2.1 - Enable Experiential Learning

AI literacy is not built through explanation alone. It is built through use, reflection, adjustment, and repetition. This lesson focuses on experiential learning, which means learners build skill by doing real work, reviewing the result, and improving the next attempt. That matters because AI skill is performance-based. People do not become capable by memorizing terms or hearing definitions once. They become capable by practicing on realistic tasks and learning how to improve their choices over time. If the goal is usable understanding, practice cannot sit on the sidelines as an extra activity. It has to be part of the design from the start. By the end of this lesson, learners should be able to explain why AI literacy must be learned through doing, connect practice activities to real performance outcomes, and design or complete learning tasks that build skill through iteration.

Experiential learning is not the softer version of training. It is the version that works. It builds the two outcomes that matter most in AI literacy: confidence, which is the willingness to use the tool, and judgment, which is the ability to tell when the tool helps, when it misleads, and how to stay in control of it. Learning research supports this pattern. David Kolb describes learning as a cycle of experience, reflection, concept-building, and experimentation. In AI use, that looks simple and practical: try a prompt, review the output, notice what changed and why, then revise and try again. The design lesson is clear. If most class time is spent talking about AI, learners may leave with familiarity, but they will not leave with skill. As AI tools become part of daily work, the advantage will not go to the person who knows the most prompt tips. It will go to the person who can guide the tool, check the result, and manage risk under real constraints.

Real-world task integration is how learning moves from class into actual work. Transfer means using what you learned in one setting in a different setting, and that is where many training programs break down. Learners may do well during practice and still struggle when the real work is messy, rushed, or high stakes. Research on transfer shows that people are more likely to apply learning when practice looks and feels like the task they will later face. That is why authentic tasks matter so much in workplace AI literacy. Adults usually learn best when the work feels relevant to their role and tied to a real problem they need to solve. A realistic task does more than keep attention. It gives learners the right conditions to practice judgment. It also forces them to deal with the same tradeoffs they will face on the job, including time pressure, incomplete information, and the need to make a usable decision.

One of the most important design moves in this lesson is defining what good looks like before the work begins.

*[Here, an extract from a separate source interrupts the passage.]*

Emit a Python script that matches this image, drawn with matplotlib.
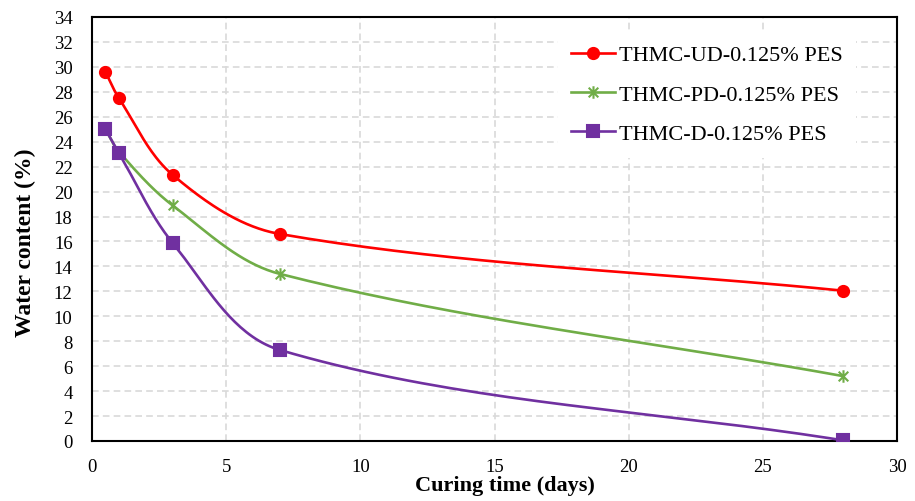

If learners cannot describe a good result in their context, they cannot reliably judge AI output. When that happens, they usually drift in one of two directions: they trust the output too quickly, or they dismiss something useful because they do not know how to evaluate it. A practical way to prevent that is to use a Task Integration Canvas, a one-page tool learners can complete in a few minutes and reuse across exercises. It asks them to name the real deliverable they are producing, the audience and stakes, the limits they must work within, the information they already have, what quality means in this case, what a human must verify before use, and what they will change across attempts. This is backward design applied to one workflow. Start with the outcome and the evidence of quality, then build prompts and checks that make that outcome more likely. In practice, this works well for everyday tasks like drafting emails, writing policy notes, producing short briefs, turning messy notes into agendas, or reviewing a data summary before a decision. If learners practice on tasks they do not care about, transfer stays weak and engagement stays shallow. If they practice on tasks they are actually responsible for, attention rises, revision becomes meaningful, and the learning lasts longer.

Prompt practice becomes real skill only when it is treated like a skill. That means repeated attempts, clear goals, targeted feedback, and reflection on cause and effect. Research on deliberate practice makes the point plainly: people improve by trying, getting useful feedback, and trying again with a better approach. In AI literacy, feedback should help the next attempt. It should not turn into vague praise or a judgment on the person. The loop should stay tight: write a prompt, review the output, evaluate it against clear criteria, revise the prompt, and run it again. This matches the practical guidance of current AI tools. Clear instructions matter, iteration matters, and reviewing the output is part of the task, not proof that the first attempt failed. A strong exercise here is prompt debugging. Learners begin with the prompt they would naturally write, score the output as if it will be used tomorrow at work, then improve the prompt by adding success criteria such as audience, format, length, required elements, and what to avoid. From there, they can add process steps like asking clarifying questions first, drafting second, and checking the result against a rubric before finishing. The lesson they need to feel is simple: prompting is not about magic words. It is about specification. The better the task is defined, the better the model can respond.

Progressive difficulty matters because learners need challenge without early overload. When people are new, too much complexity creates confusion and weakens learning. Research on cognitive load helps explain why worked examples and clear templates matter at the beginning. They reduce guesswork and let learners focus on the pattern that counts. But support should not stay fixed forever. As learners improve, the supports should fade and responsibility should rise. Beginners need templates and checklists. Intermediate learners need fewer templates and more judgment. Advanced learners need more complex workflows, stronger verification habits, and clearer ownership of quality. Side-by-side comparison is especially useful because it builds discernment. Learners need practice comparing outputs that all sound polished but differ in ways that matter. One may read smoothly but contain errors. Another may be accurate but poorly matched to the audience. A third may be both accurate and useful. That difference often becomes visible only through comparison. A good progression moves from simple single-turn tasks, to tasks with more constraints, to multi-step prompting, to comparisons between human and AI work or between two AI outputs, and finally to complex tasks that require research, synthesis, and verification. Early on, learners can be judged mostly on prompt structure. Later, they should also be judged on whether they verify what matters, challenge weak outputs, and manage risk with care.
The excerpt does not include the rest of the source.